Angry Grassroots Activists Stage Mini-Rally on the Balcony of the Convention
TAMPA – One hour before the final evening of the Republican National Convention was set to be gaveled in session, a group of roughly 100 angry and passionate grassroots Republican delegates, most (but not all) of them associated with either the Tea Party or Ron Paul campaign, held a rally/press conference on a balcony of the Tampa Bay Times Forum to express their bitter displeasure about being disenfranchised by controversial rules changes and delegate recognition-processes on Tuesday.
A series of speakers, shouting into a scrum of reporters while delegates held homemade signs saying "GRASSROOTS," made repeated accusations that the Mitt Romney-led establishment abused the process to prevent future bottom-up presidential runs a la Ron Paul.
"We were railroaded. This is the shot heard 'round the world," said Mark Anthony Jones, a delegate from Missouri's 5th district. Echoing many other speakers, Anthony said the pissed-off delegations were going to stand and fight, agitating for mediators to restore the previous caucus rules that activists learned and exploited to punch above their weight in the long run-up to the convention. (For a breakdown of the complicated parliamentary tussles, see Brian Doherty's piece from Tuesday, and my interview with FreedomWorks' Matt Kibbe.) "We are absolutely not leaving this party," Jones said. "This is my party!"
One delegate from Oklahoma warned, "If these rules changes are the way Mitt Romney will govern as president, then he's unfit for the Republican nomination, he's unfit for the presidency." Another speaker said that activist Republicans "will not vote for Mitt Romney if these rules are in place….This will cause Mitt Romney to lose the election."
A delegate from Alaska went so far as describing the Republican National Committee as an "organized crime syndicate," but he was hissed down by the crowd.
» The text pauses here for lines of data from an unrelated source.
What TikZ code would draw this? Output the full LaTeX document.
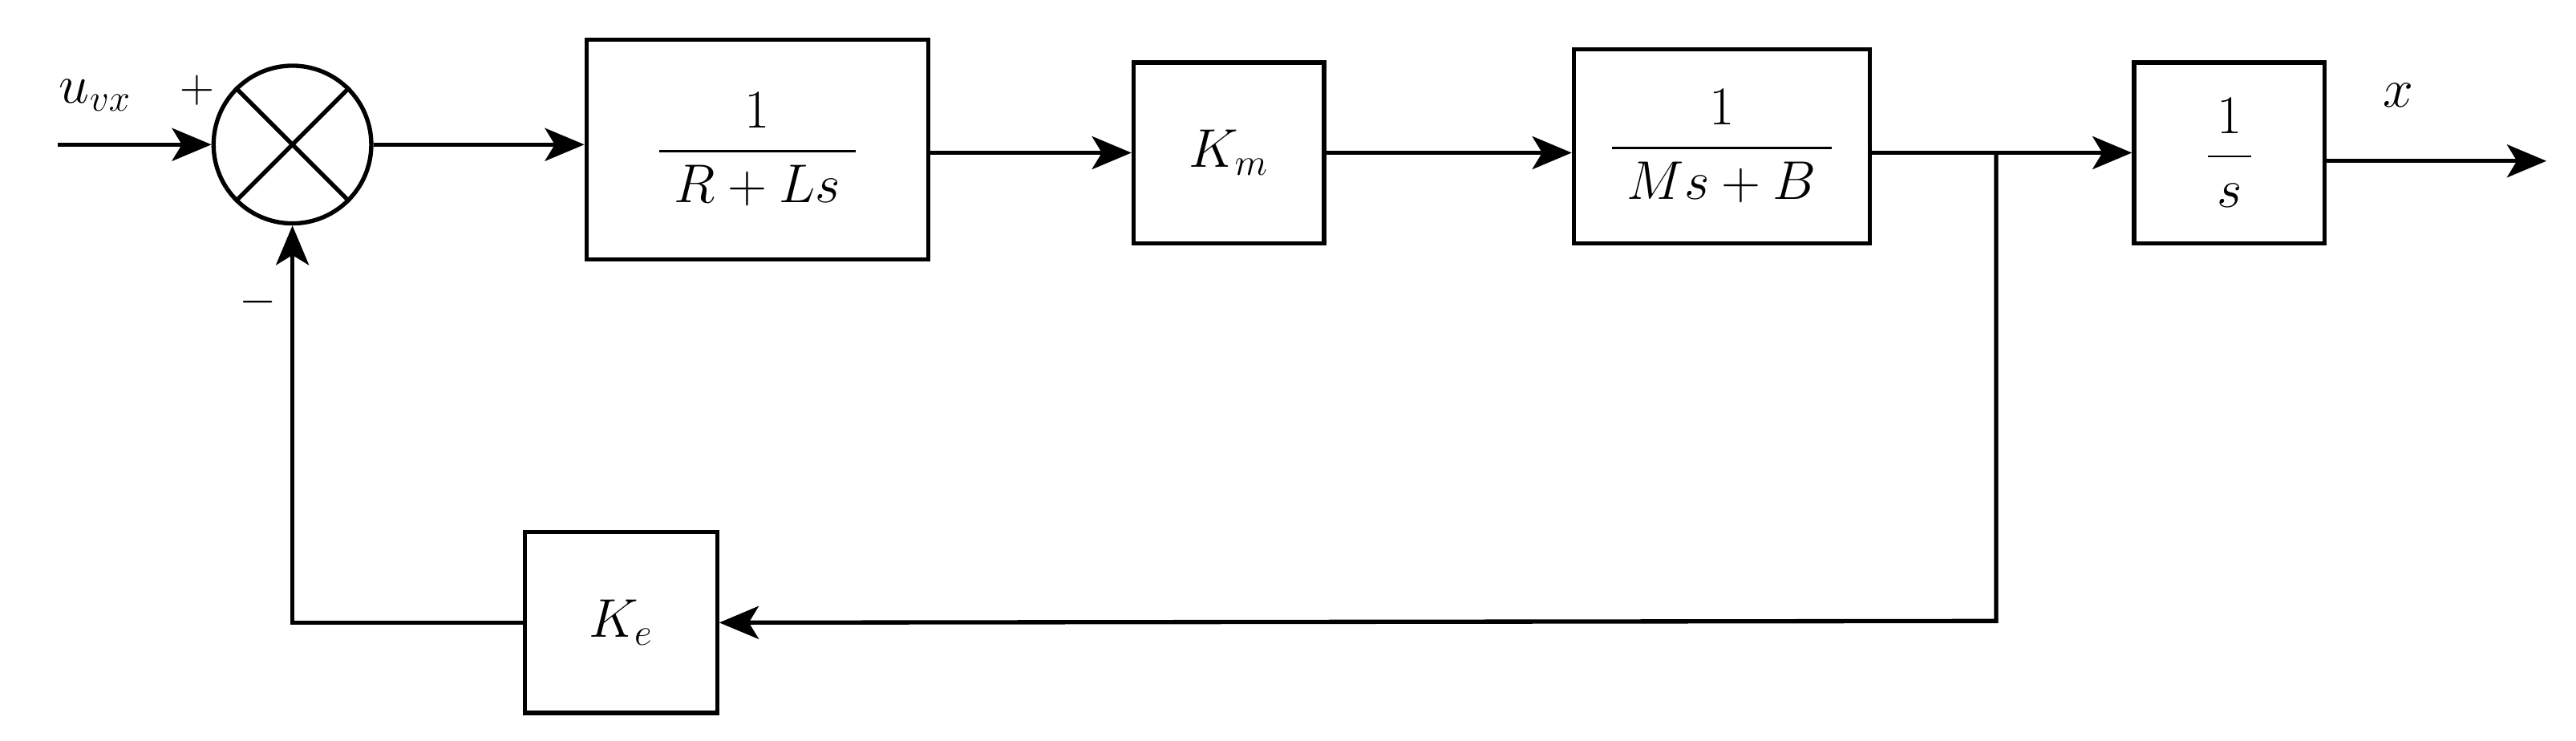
\documentclass[tikz,border=0pt]{standalone}
\usepackage{amsmath}
\usetikzlibrary{arrows.meta}
\begin{document}
\begin{tikzpicture}[x=1pt,y=-1pt,line width=2.6pt,
  arr/.style={-{Stealth[length=24pt,width=20pt,inset=6pt]}},
  txt/.style={font=\huge}]
\useasboundingbox (0,0) rectangle (1568,451);
\node[draw,circle,minimum size=96pt,inner sep=0pt] (sum) at (178,88) {};
\draw (sum.north east) -- (sum.south west) (sum.north west) -- (sum.south east);
\node[draw,minimum width=208pt,minimum height=134pt] (b1) at (461,91) {};
\node[scale=1.6,txt] (t1) at (b1) {$\dfrac{1}{\;R+Ls\;}$};
\node[draw,minimum width=116pt,minimum height=110pt] (b2) at (748,93) {};
\node[scale=1.6,txt] (t2) at (b2) {$K_m$};
\node[draw,minimum width=180pt,minimum height=118pt] (b3) at (1048,89) {};
\node[scale=1.6,txt] (t3) at (b3) {$\dfrac{1}{\;Ms+B\;}$};
\node[draw,minimum width=116pt,minimum height=110pt] (b4) at (1357,93) {};
\node[scale=1.6,txt] (t4) at (b4) {$\dfrac{1}{\,s\,}$};
\node[draw,minimum width=117pt,minimum height=110pt] (ke) at (378,379) {};
\node[scale=1.6,txt] (t5) at (ke) {$K_e$};
\coordinate (in) at (35,88);
\coordinate (out) at (1550,98);
\coordinate (br) at (1215,93);
\coordinate (br2) at (1215,378);
\coordinate (fl) at (178,379);
\draw[arr] (in) -- (sum.west);
\draw[arr] (sum.east) -- (b1.west |- sum.east);
\draw[arr] (b1.east |- b2) -- (b2.west);
\draw[arr] (b2.east) -- (b3.west |- b2);
\draw[arr] (b3.east |- b4) -- (b4.west);
\draw[arr] (b4.east |- out) -- (out);
\draw[arr] (br) -- (br2) -- (ke.east);
\draw[arr] (ke.west) -- (fl) -- (sum.south);
\node[scale=1.6,txt] (lu) at (58,58) {$u_{vx}$};
\node[scale=1.4,txt] (lp) at (120,55) {$+$};
\node[scale=1.4,txt] (lm) at (157,184) {$-$};
\node[scale=1.6,txt] (lx) at (1460,58) {$x$};
\end{tikzpicture}
\end{document}
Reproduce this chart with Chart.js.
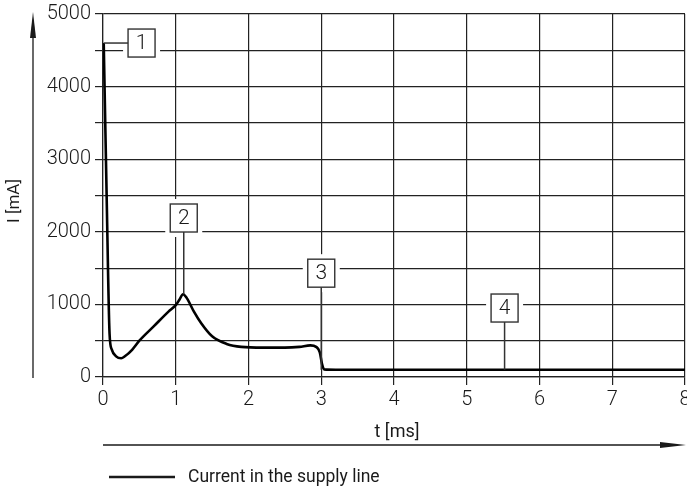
<!DOCTYPE html>
<html>
<head>
<meta charset="utf-8">
<script src="https://cdn.jsdelivr.net/npm/chart.js@4/dist/chart.umd.min.js"></script>
<style>
html,body{margin:0;padding:0;background:#fff;}
#wrap{width:687px;height:490px;position:relative;}
</style>
</head>
<body>
<div id="wrap"><canvas id="c" width="687" height="490"></canvas></div>
<script>
// ---- data ----
const timeMs = [0.01, 0.05, 0.09, 0.12, 0.18, 0.25, 0.3, 0.4, 0.5, 0.7, 0.9, 1.0, 1.05, 1.1, 1.15, 1.25, 1.35, 1.5, 1.7, 1.9, 2.2, 2.5, 2.7, 2.85, 2.93, 2.98, 3.01, 3.04, 3.2, 5.5, 8.0];
const currentMA = [4600, 2500, 600, 380, 285, 258, 285, 375, 500, 700, 900, 990, 1065, 1140, 1090, 900, 740, 560, 455, 415, 405, 405, 415, 435, 415, 340, 180, 105, 100, 100, 100];
const seriesLabel = 'Current in the supply line';
const xTicks = [0, 1, 2, 3, 4, 5, 6, 7, 8];
const yTicks = [0, 1000, 2000, 3000, 4000, 5000];
const calloutLabels = ['1', '2', '3', '4'];
const calloutBoxT = [0.53, 1.11, 3.0, 5.52];
const calloutBoxI = [4600, 2190, 1430, 950];
const calloutTargetT = [0.01, 1.11, 3.0, 5.52];
const calloutTargetI = [4600, 1140, 100, 100];

const FONT = 'Roboto, "Noto Sans", sans-serif';
const INK = '#1a1a1a';

const points = timeMs.map((t, i) => ({x: t, y: currentMA[i]}));

const decorPlugin = {
  id: 'decor',
  beforeDatasetsDraw(chart) {
    const ctx = chart.ctx, xs = chart.scales.x, ys = chart.scales.y;
    ctx.save();
    ctx.fillStyle = '#fff';
    calloutLabels.forEach((lab, i) => {
      const cx = xs.getPixelForValue(calloutBoxT[i]);
      const cy = ys.getPixelForValue(calloutBoxI[i]);
      const w = 27, h = 28, p = 5;
      ctx.fillRect(cx - w/2 - p, cy - h/2 - p, w + 2*p, h + 2*p);
    });
    ctx.restore();
  },
  afterDatasetsDraw(chart) {
    const ctx = chart.ctx, xs = chart.scales.x, ys = chart.scales.y;
    const ca = chart.chartArea;
    ctx.save();
    // callouts
    calloutLabels.forEach((lab, i) => {
      const cx = xs.getPixelForValue(calloutBoxT[i]);
      const cy = ys.getPixelForValue(calloutBoxI[i]);
      const tx = xs.getPixelForValue(calloutTargetT[i]);
      const ty = ys.getPixelForValue(calloutTargetI[i]);
      const w = 27, h = 28;
      ctx.strokeStyle = '#333';
      ctx.lineWidth = 1.5;
      ctx.beginPath();
      if (Math.abs(ty - cy) < 3) {
        ctx.moveTo(tx, ty);
        ctx.lineTo(cx - w/2, ty);
      } else {
        ctx.moveTo(cx, cy + h/2);
        ctx.lineTo(tx, ty);
      }
      ctx.stroke();
      ctx.strokeStyle = '#333';
      ctx.lineWidth = 1.4;
      ctx.strokeRect(cx - w/2, cy - h/2, w, h);
      ctx.fillStyle = INK;
      ctx.font = '300 21px ' + FONT;
      ctx.textAlign = 'center';
      ctx.textBaseline = 'middle';
      ctx.fillText(lab, cx, cy + 1);
    });
    // y-axis arrow
    ctx.strokeStyle = INK; ctx.fillStyle = INK; ctx.lineWidth = 1.3;
    ctx.beginPath(); ctx.moveTo(33, 378); ctx.lineTo(33, 30); ctx.stroke();
    ctx.beginPath(); ctx.moveTo(33, 12); ctx.lineTo(36, 38); ctx.lineTo(30, 38); ctx.closePath(); ctx.fill();
    // x-axis arrow
    ctx.beginPath(); ctx.moveTo(ca.left, 445); ctx.lineTo(665, 445); ctx.stroke();
    ctx.beginPath(); ctx.moveTo(686, 445); ctx.lineTo(660, 442); ctx.lineTo(660, 448); ctx.closePath(); ctx.fill();
    // axis titles
    ctx.font = '400 18px ' + FONT;
    ctx.textAlign = 'center'; ctx.textBaseline = 'middle';
    ctx.fillText('t [ms]', 397, 432);
    ctx.save();
    ctx.translate(15, 201); ctx.rotate(-Math.PI/2);
    ctx.font = '400 17px ' + FONT;
    ctx.fillText('I [mA]', 0, 0);
    ctx.restore();
    // legend
    const ds = chart.data.datasets[0];
    ctx.lineWidth = 2.6;
    ctx.beginPath(); ctx.moveTo(109, 477); ctx.lineTo(175, 477); ctx.stroke();
    ctx.textAlign = 'left';
    ctx.font = '400 17.5px ' + FONT;
    ctx.fillText(ds.label, 188, 478);
    ctx.restore();
  }
};

new Chart(document.getElementById('c'), {
  type: 'line',
  data: {
    datasets: [{
      label: seriesLabel,
      data: points,
      borderColor: '#000',
      borderWidth: 2.6,
      pointRadius: 0,
      fill: false,
      cubicInterpolationMode: 'monotone'
    }]
  },
  options: {
    responsive: false,
    animation: false,
    devicePixelRatio: 1,
    layout: {padding: {top: 14, right: 2, left: 0, bottom: 0}},
    plugins: {legend: {display: false}, tooltip: {enabled: false}},
    scales: {
      x: {
        type: 'linear', min: 0, max: 8,
        afterBuildTicks(s) { s.ticks = xTicks.map(v => ({value: v})); },
        afterFit(s) { s.height = 113; s.paddingLeft = 0; s.paddingRight = 0; },
        ticks: {color: INK, font: {family: FONT, size: 20, weight: '300'}, padding: 3, maxRotation: 0, autoSkip: false},
        grid: {color: '#222', lineWidth: 1.2, tickLength: 8, tickColor: '#222'},
        border: {color: '#222', width: 1.2}
      },
      y: {
        type: 'linear', min: 0, max: 5000,
        ticks: {stepSize: 500, color: INK, font: {family: FONT, size: 20, weight: '300'}, padding: 4,
          callback: v => (yTicks.includes(v) ? String(v) : '')},
        afterFit(s) { s.width = 103; s.paddingTop = 0; s.paddingBottom = 0; },
        grid: {color: '#222', lineWidth: 1.2, tickLength: 8, tickColor: '#222'},
        border: {color: '#222', width: 1.2}
      }
    }
  },
  plugins: [decorPlugin]
});
</script>
</body>
</html>
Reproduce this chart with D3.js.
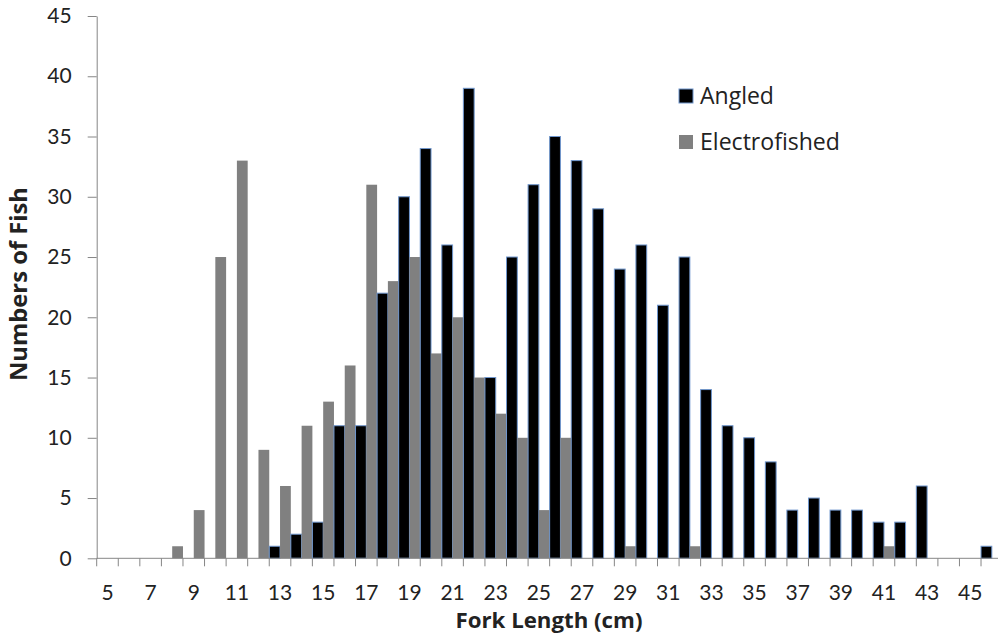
<!DOCTYPE html>
<html>
<head>
<meta charset="utf-8">
<script src="https://cdn.jsdelivr.net/npm/d3@7"></script>
<style>
  html, body { margin: 0; padding: 0; background: #fff; }
  svg { display: block; }
  text { font-family: Lato, "Open Sans", sans-serif; fill: #222; }
</style>
</head>
<body>
<svg id="chart" width="998" height="637"></svg>
<script>
// ---- data ----
const categories = [5,6,7,8,9,10,11,12,13,14,15,16,17,18,19,20,21,22,23,24,25,26,27,28,29,30,31,32,33,34,35,36,37,38,39,40,41,42,43,44,45,46];
const angled =        [0,0,0,0,0,0,0,0,1,2,3,11,11,22,30,34,26,39,15,25,31,35,33,29,24,26,21,25,14,11,10,8,4,5,4,4,3,3,6,0,0,1];
const electrofished = [0,0,0,1,4,25,33,9,6,11,13,16,31,23,25,17,20,15,12,10,4,10,0,0,1,0,0,1,0,0,0,0,0,0,0,0,1,0,0,0,0,0];
const seriesNames = ["Angled", "Electrofished"];
const yTicks = [0,5,10,15,20,25,30,35,40,45];
const xTickLabels = [5,7,9,11,13,15,17,19,21,23,25,27,29,31,33,35,37,39,41,43,45];

// ---- layout ----
const svg = d3.select("#chart");
const pLeft = 96.7, pRight = 1002.6, pTop = 16, pBottom = 558.3;
const colors = { "Angled": "#000000", "Electrofished": "#808080" };
const textFont = "'Open Sans', Lato, sans-serif";

function fitWidth(sel, target) {
  sel.each(function() {
    const el = d3.select(this);
    const fs = parseFloat(el.style("font-size"));
    const w = this.getComputedTextLength();
    if (w > 0) el.style("font-size", (fs * target / w) + "px");
  });
}

const x = d3.scaleBand().domain(categories).range([pLeft, pRight]).paddingInner(0).paddingOuter(0);
const xs = d3.scaleBand().domain(seriesNames).range([0, x.bandwidth()]).padding(0);
const y = d3.scaleLinear().domain([0, 45]).range([pBottom, pTop]);

const rows = categories.map((c, i) => ({ c, vals: [
  { s: "Angled", v: angled[i] },
  { s: "Electrofished", v: electrofished[i] }
]}));

// bars
const g = svg.append("g");
const groups = g.selectAll("g.cat").data(rows).join("g")
  .attr("class", "cat")
  .attr("transform", d => `translate(${x(d.c)},0)`);
groups.selectAll("rect").data(d => d.vals).join("rect")
  .attr("x", d => xs(d.s))
  .attr("width", xs.bandwidth())
  .attr("y", d => y(d.v))
  .attr("height", d => y(0) - y(d.v))
  .attr("fill", d => colors[d.s])
  .attr("stroke", d => (d.s === "Angled" && d.v > 0) ? "#6f96cd" : "none")
  .attr("stroke-width", 1);

// y axis
const yAxis = d3.axisLeft(y).tickValues(yTicks).tickSize(9).tickPadding(16).tickSizeOuter(0);
const yg = svg.append("g").attr("transform", `translate(${pLeft},0)`).call(yAxis);
yg.select(".domain").attr("stroke", "#868686");
yg.selectAll(".tick line").attr("stroke", "#868686");
yg.selectAll(".tick text").style("font-size", "21px").attr("fill", "#222")
  .style("font-family", "Lato, 'Open Sans', sans-serif");

// x axis line and boundary ticks
const xg = svg.append("g");
xg.append("line").attr("x1", pLeft).attr("x2", pRight).attr("y1", y(0)).attr("y2", y(0))
  .attr("stroke", "#868686");
const boundaries = categories.map(c => x(c)).concat([x(categories[categories.length-1]) + x.bandwidth()]);
xg.selectAll("line.tk").data(boundaries).join("line").attr("class", "tk")
  .attr("x1", d => d).attr("x2", d => d)
  .attr("y1", y(0)).attr("y2", y(0) + 8)
  .attr("stroke", "#868686");

// x labels via axis
const xAxis = d3.axisBottom(x).tickValues(xTickLabels).tickSize(0).tickPadding(27);
const xl = svg.append("g").attr("transform", `translate(0,${pBottom})`).call(xAxis);
xl.select(".domain").remove();
xl.selectAll(".tick text").style("font-size", "21px").attr("fill", "#222")
  .style("font-family", "Lato, 'Open Sans', sans-serif");

// axis titles
svg.append("text")
  .attr("x", 549).attr("y", 627.5)
  .attr("text-anchor", "middle")
  .style("font-family", textFont)
  .style("font-size", "21px").style("font-weight", "bold")
  .text("Fork Length (cm)")
  .call(fitWidth, 187);
svg.append("text")
  .attr("transform", "translate(26.5,284) rotate(-90)")
  .attr("text-anchor", "middle")
  .style("font-family", textFont)
  .style("font-size", "21px").style("font-weight", "bold")
  .text("Numbers of Fish")
  .call(fitWidth, 194);

// legend
const lg = svg.append("g").attr("transform", "translate(679,89)");
const li = lg.selectAll("g").data(seriesNames).join("g")
  .attr("transform", (d, i) => `translate(0,${i * 46})`);
li.append("rect").attr("width", 14).attr("height", 14)
  .attr("fill", d => colors[d])
  .attr("stroke", d => d === "Angled" ? "#6f96cd" : "none");
li.append("text").attr("x", 21).attr("y", 14.5)
  .style("font-family", textFont)
  .style("font-size", "21px")
  .text(d => d)
  .each(function(d) { d3.select(this).call(fitWidth, d === "Angled" ? 74 : 140); });
</script>
</body>
</html>
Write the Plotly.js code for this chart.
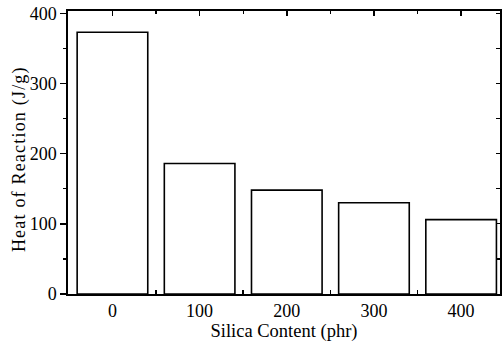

The general vibe was that the activists are bloodied but unbowed.
After the ruckus, Minnesota delegate Bill Paulsen, a 33-year-old Paul backer who was on the 39-member Rules Committee that made the controversial changes, explained some of the mechanics behind the outrage. "One thing to understand about the power grab is that it bypassed a deliberative four-year process," Paulsen told me. "They're trying to control the process….It's a few insiders in the party who want to have power."
And it's not just about shutting out noisy constitutional conservatives, Paulsen said. "They don't want to see another Ron Paul, but they also don't want to see another Rick Santorum; let's be honest here," he said. Social conservatives, including a loyalist to Pat Robertson, were among the Rules Committee members most opposed to the changes. Paulsen said he received hundreds of angry e-mails from grassroots Republicans after word about the rules-changes leaked, "and these were not Ron Paul supporters."
Another Minnesota delegate, 37-year-old Daniel Lipp, who is running for the state House of Representatives in an overwhelmingly Democratic district, said that the dispute could do tangible damage to Republicans' electoral prospects in November. "If the grassroots gets damaged…we're going to lose a lot of votes."
The protesters were explicitly forbidden from bringing their signs inside the arena, but I saw many tuck them into their pockets. Look for the small yellow signs that say "GRASSROOTS."